* Begin *

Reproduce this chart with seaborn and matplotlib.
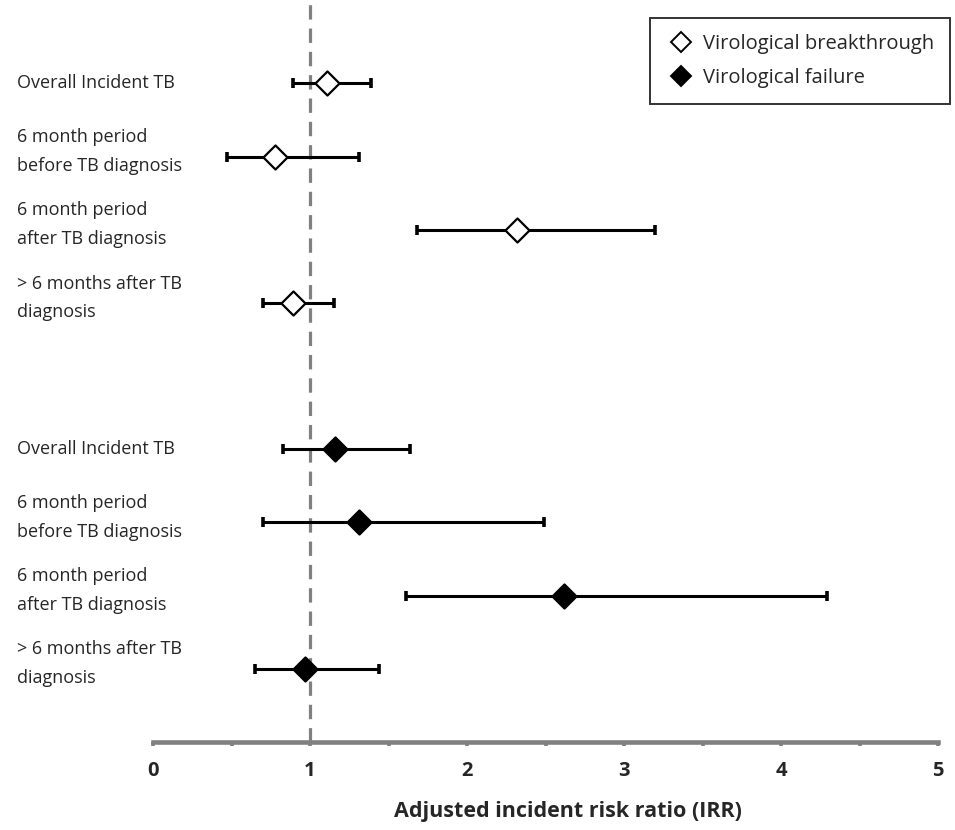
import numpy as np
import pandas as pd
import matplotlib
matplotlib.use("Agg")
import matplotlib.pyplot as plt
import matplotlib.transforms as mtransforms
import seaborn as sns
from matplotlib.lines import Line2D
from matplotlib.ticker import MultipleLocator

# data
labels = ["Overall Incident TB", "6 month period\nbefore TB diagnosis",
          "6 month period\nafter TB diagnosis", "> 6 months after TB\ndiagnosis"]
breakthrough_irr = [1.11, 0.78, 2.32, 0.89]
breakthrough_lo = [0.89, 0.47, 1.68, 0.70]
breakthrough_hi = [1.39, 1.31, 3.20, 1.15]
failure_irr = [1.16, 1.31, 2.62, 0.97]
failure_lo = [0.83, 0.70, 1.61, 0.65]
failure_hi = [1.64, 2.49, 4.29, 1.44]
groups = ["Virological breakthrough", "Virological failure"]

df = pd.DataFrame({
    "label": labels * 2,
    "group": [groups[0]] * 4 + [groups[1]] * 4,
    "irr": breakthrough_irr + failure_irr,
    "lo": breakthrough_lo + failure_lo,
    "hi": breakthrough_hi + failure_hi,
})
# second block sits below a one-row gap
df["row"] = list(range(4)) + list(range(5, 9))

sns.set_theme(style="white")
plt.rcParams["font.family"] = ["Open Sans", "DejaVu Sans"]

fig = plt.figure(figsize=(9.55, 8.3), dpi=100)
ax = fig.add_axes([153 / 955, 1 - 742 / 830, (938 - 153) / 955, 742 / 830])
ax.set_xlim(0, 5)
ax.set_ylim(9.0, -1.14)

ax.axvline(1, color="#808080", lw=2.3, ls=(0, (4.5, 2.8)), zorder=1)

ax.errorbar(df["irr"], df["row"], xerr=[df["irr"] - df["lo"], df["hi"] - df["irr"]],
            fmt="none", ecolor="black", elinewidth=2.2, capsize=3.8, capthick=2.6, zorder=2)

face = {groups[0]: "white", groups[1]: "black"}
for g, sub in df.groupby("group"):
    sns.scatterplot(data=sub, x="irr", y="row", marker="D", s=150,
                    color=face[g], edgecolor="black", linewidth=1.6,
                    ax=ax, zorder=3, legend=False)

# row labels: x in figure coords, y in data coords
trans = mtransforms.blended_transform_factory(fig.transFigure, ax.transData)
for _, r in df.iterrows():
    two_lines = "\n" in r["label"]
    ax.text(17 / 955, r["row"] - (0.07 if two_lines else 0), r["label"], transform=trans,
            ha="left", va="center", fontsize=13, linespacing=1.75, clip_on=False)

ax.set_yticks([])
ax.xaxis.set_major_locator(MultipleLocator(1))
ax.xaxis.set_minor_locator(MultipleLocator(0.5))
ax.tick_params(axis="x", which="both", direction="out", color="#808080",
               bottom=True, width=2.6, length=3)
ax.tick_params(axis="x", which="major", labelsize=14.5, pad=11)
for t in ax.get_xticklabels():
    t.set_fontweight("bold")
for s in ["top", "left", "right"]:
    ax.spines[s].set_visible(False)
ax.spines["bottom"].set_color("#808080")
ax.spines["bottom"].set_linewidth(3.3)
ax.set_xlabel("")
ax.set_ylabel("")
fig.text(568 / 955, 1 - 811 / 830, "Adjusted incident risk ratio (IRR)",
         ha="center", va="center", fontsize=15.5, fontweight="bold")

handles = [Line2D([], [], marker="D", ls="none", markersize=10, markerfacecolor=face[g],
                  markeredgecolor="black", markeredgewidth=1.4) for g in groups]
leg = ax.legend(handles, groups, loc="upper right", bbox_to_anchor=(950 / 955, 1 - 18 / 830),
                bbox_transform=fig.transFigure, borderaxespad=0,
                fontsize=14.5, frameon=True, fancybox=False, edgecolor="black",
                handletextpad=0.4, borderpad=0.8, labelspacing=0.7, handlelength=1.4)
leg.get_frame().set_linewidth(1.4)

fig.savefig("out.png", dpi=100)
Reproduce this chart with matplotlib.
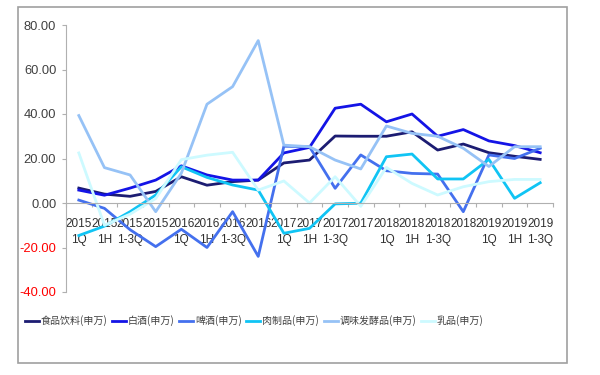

* End *

WHAT TO WORK ON
Omit the pictures, and quote the material above exactly as given.

TASK OUTPUT
Reproduce this chart with seaborn and matplotlib.
import numpy as np
import pandas as pd
import matplotlib
matplotlib.use("Agg")
import matplotlib.pyplot as plt
import matplotlib.transforms as mtransforms
import seaborn as sns
from matplotlib.lines import Line2D
from matplotlib.ticker import MultipleLocator

# data
labels = ["Overall Incident TB", "6 month period\nbefore TB diagnosis",
          "6 month period\nafter TB diagnosis", "> 6 months after TB\ndiagnosis"]
breakthrough_irr = [1.11, 0.78, 2.32, 0.89]
breakthrough_lo = [0.89, 0.47, 1.68, 0.70]
breakthrough_hi = [1.39, 1.31, 3.20, 1.15]
failure_irr = [1.16, 1.31, 2.62, 0.97]
failure_lo = [0.83, 0.70, 1.61, 0.65]
failure_hi = [1.64, 2.49, 4.29, 1.44]
groups = ["Virological breakthrough", "Virological failure"]

df = pd.DataFrame({
    "label": labels * 2,
    "group": [groups[0]] * 4 + [groups[1]] * 4,
    "irr": breakthrough_irr + failure_irr,
    "lo": breakthrough_lo + failure_lo,
    "hi": breakthrough_hi + failure_hi,
})
# second block sits below a one-row gap
df["row"] = list(range(4)) + list(range(5, 9))

sns.set_theme(style="white")
plt.rcParams["font.family"] = ["Open Sans", "DejaVu Sans"]

fig = plt.figure(figsize=(9.55, 8.3), dpi=100)
ax = fig.add_axes([153 / 955, 1 - 742 / 830, (938 - 153) / 955, 742 / 830])
ax.set_xlim(0, 5)
ax.set_ylim(9.0, -1.14)

ax.axvline(1, color="#808080", lw=2.3, ls=(0, (4.5, 2.8)), zorder=1)

ax.errorbar(df["irr"], df["row"], xerr=[df["irr"] - df["lo"], df["hi"] - df["irr"]],
            fmt="none", ecolor="black", elinewidth=2.2, capsize=3.8, capthick=2.6, zorder=2)

face = {groups[0]: "white", groups[1]: "black"}
for g, sub in df.groupby("group"):
    sns.scatterplot(data=sub, x="irr", y="row", marker="D", s=150,
                    color=face[g], edgecolor="black", linewidth=1.6,
                    ax=ax, zorder=3, legend=False)

# row labels: x in figure coords, y in data coords
trans = mtransforms.blended_transform_factory(fig.transFigure, ax.transData)
for _, r in df.iterrows():
    two_lines = "\n" in r["label"]
    ax.text(17 / 955, r["row"] - (0.07 if two_lines else 0), r["label"], transform=trans,
            ha="left", va="center", fontsize=13, linespacing=1.75, clip_on=False)

ax.set_yticks([])
ax.xaxis.set_major_locator(MultipleLocator(1))
ax.xaxis.set_minor_locator(MultipleLocator(0.5))
ax.tick_params(axis="x", which="both", direction="out", color="#808080",
               bottom=True, width=2.6, length=3)
ax.tick_params(axis="x", which="major", labelsize=14.5, pad=11)
for t in ax.get_xticklabels():
    t.set_fontweight("bold")
for s in ["top", "left", "right"]:
    ax.spines[s].set_visible(False)
ax.spines["bottom"].set_color("#808080")
ax.spines["bottom"].set_linewidth(3.3)
ax.set_xlabel("")
ax.set_ylabel("")
fig.text(568 / 955, 1 - 811 / 830, "Adjusted incident risk ratio (IRR)",
         ha="center", va="center", fontsize=15.5, fontweight="bold")

handles = [Line2D([], [], marker="D", ls="none", markersize=10, markerfacecolor=face[g],
                  markeredgecolor="black", markeredgewidth=1.4) for g in groups]
leg = ax.legend(handles, groups, loc="upper right", bbox_to_anchor=(950 / 955, 1 - 18 / 830),
                bbox_transform=fig.transFigure, borderaxespad=0,
                fontsize=14.5, frameon=True, fancybox=False, edgecolor="black",
                handletextpad=0.4, borderpad=0.8, labelspacing=0.7, handlelength=1.4)
leg.get_frame().set_linewidth(1.4)

fig.savefig("out.png", dpi=100)
Reproduce this chart with matplotlib.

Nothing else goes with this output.